AIM OF THE TASK:
Return the listing below in full, with every line exactly as it is.

*** SOURCE DATA ***

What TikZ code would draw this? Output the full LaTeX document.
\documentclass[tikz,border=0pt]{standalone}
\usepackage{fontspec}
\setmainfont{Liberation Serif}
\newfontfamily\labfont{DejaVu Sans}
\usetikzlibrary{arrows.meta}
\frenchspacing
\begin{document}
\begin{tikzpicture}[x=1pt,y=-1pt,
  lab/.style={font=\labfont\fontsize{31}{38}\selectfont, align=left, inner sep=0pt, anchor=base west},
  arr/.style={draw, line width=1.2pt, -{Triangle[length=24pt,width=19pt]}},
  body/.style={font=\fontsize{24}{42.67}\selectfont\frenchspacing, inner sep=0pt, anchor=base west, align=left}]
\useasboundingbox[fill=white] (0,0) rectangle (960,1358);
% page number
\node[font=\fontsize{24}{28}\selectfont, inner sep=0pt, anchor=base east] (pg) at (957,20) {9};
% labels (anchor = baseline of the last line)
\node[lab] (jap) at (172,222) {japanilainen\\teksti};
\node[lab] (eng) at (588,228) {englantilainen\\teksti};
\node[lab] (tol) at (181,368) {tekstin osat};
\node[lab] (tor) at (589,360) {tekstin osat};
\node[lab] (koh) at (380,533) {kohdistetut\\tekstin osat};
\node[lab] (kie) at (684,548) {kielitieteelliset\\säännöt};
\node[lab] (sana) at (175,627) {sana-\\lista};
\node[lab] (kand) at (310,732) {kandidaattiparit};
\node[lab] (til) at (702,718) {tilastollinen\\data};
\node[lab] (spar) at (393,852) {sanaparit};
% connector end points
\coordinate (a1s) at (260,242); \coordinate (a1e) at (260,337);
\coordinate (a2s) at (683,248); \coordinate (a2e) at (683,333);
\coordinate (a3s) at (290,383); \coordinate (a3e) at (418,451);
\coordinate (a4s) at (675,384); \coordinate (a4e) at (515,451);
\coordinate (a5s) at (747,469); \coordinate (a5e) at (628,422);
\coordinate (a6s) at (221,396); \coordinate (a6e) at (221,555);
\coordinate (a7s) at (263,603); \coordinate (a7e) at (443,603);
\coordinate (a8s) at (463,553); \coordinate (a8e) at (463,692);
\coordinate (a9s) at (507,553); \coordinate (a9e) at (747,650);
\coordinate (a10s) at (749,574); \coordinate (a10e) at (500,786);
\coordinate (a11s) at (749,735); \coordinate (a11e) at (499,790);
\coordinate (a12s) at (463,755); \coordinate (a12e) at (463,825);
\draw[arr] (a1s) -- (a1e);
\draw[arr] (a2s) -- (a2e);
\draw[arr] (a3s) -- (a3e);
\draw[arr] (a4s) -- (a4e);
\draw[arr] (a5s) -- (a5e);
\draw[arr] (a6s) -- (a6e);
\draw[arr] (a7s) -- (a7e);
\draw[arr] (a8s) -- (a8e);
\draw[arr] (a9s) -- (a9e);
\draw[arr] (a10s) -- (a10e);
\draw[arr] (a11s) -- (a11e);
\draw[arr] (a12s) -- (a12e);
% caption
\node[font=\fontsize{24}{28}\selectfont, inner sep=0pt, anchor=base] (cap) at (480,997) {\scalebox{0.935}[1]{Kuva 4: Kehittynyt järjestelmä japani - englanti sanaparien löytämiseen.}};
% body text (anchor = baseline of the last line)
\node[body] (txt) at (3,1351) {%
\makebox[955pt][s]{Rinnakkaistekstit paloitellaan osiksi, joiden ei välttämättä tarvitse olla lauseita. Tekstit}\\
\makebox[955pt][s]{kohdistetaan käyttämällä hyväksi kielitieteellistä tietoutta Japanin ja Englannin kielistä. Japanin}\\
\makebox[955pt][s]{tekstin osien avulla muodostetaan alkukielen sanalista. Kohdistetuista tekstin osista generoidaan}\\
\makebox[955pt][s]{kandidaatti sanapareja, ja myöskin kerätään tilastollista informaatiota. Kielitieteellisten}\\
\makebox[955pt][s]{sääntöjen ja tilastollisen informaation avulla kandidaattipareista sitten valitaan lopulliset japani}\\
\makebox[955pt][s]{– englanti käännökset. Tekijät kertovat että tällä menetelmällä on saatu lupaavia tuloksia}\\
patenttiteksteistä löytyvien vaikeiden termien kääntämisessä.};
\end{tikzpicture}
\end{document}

***

SOLUTION TO THE EXERCISE:
What TikZ code would draw this? Output the full LaTeX document.
\documentclass[tikz,border=0pt]{standalone}
\usepackage{fontspec}
\setmainfont{Liberation Serif}
\newfontfamily\labfont{DejaVu Sans}
\usetikzlibrary{arrows.meta}
\frenchspacing
\begin{document}
\begin{tikzpicture}[x=1pt,y=-1pt,
  lab/.style={font=\labfont\fontsize{31}{38}\selectfont, align=left, inner sep=0pt, anchor=base west},
  arr/.style={draw, line width=1.2pt, -{Triangle[length=24pt,width=19pt]}},
  body/.style={font=\fontsize{24}{42.67}\selectfont\frenchspacing, inner sep=0pt, anchor=base west, align=left}]
\useasboundingbox[fill=white] (0,0) rectangle (960,1358);
% page number
\node[font=\fontsize{24}{28}\selectfont, inner sep=0pt, anchor=base east] (pg) at (957,20) {9};
% labels (anchor = baseline of the last line)
\node[lab] (jap) at (172,222) {japanilainen\\teksti};
\node[lab] (eng) at (588,228) {englantilainen\\teksti};
\node[lab] (tol) at (181,368) {tekstin osat};
\node[lab] (tor) at (589,360) {tekstin osat};
\node[lab] (koh) at (380,533) {kohdistetut\\tekstin osat};
\node[lab] (kie) at (684,548) {kielitieteelliset\\säännöt};
\node[lab] (sana) at (175,627) {sana-\\lista};
\node[lab] (kand) at (310,732) {kandidaattiparit};
\node[lab] (til) at (702,718) {tilastollinen\\data};
\node[lab] (spar) at (393,852) {sanaparit};
% connector end points
\coordinate (a1s) at (260,242); \coordinate (a1e) at (260,337);
\coordinate (a2s) at (683,248); \coordinate (a2e) at (683,333);
\coordinate (a3s) at (290,383); \coordinate (a3e) at (418,451);
\coordinate (a4s) at (675,384); \coordinate (a4e) at (515,451);
\coordinate (a5s) at (747,469); \coordinate (a5e) at (628,422);
\coordinate (a6s) at (221,396); \coordinate (a6e) at (221,555);
\coordinate (a7s) at (263,603); \coordinate (a7e) at (443,603);
\coordinate (a8s) at (463,553); \coordinate (a8e) at (463,692);
\coordinate (a9s) at (507,553); \coordinate (a9e) at (747,650);
\coordinate (a10s) at (749,574); \coordinate (a10e) at (500,786);
\coordinate (a11s) at (749,735); \coordinate (a11e) at (499,790);
\coordinate (a12s) at (463,755); \coordinate (a12e) at (463,825);
\draw[arr] (a1s) -- (a1e);
\draw[arr] (a2s) -- (a2e);
\draw[arr] (a3s) -- (a3e);
\draw[arr] (a4s) -- (a4e);
\draw[arr] (a5s) -- (a5e);
\draw[arr] (a6s) -- (a6e);
\draw[arr] (a7s) -- (a7e);
\draw[arr] (a8s) -- (a8e);
\draw[arr] (a9s) -- (a9e);
\draw[arr] (a10s) -- (a10e);
\draw[arr] (a11s) -- (a11e);
\draw[arr] (a12s) -- (a12e);
% caption
\node[font=\fontsize{24}{28}\selectfont, inner sep=0pt, anchor=base] (cap) at (480,997) {\scalebox{0.935}[1]{Kuva 4: Kehittynyt järjestelmä japani - englanti sanaparien löytämiseen.}};
% body text (anchor = baseline of the last line)
\node[body] (txt) at (3,1351) {%
\makebox[955pt][s]{Rinnakkaistekstit paloitellaan osiksi, joiden ei välttämättä tarvitse olla lauseita. Tekstit}\\
\makebox[955pt][s]{kohdistetaan käyttämällä hyväksi kielitieteellistä tietoutta Japanin ja Englannin kielistä. Japanin}\\
\makebox[955pt][s]{tekstin osien avulla muodostetaan alkukielen sanalista. Kohdistetuista tekstin osista generoidaan}\\
\makebox[955pt][s]{kandidaatti sanapareja, ja myöskin kerätään tilastollista informaatiota. Kielitieteellisten}\\
\makebox[955pt][s]{sääntöjen ja tilastollisen informaation avulla kandidaattipareista sitten valitaan lopulliset japani}\\
\makebox[955pt][s]{– englanti käännökset. Tekijät kertovat että tällä menetelmällä on saatu lupaavia tuloksia}\\
patenttiteksteistä löytyvien vaikeiden termien kääntämisessä.};
\end{tikzpicture}
\end{document}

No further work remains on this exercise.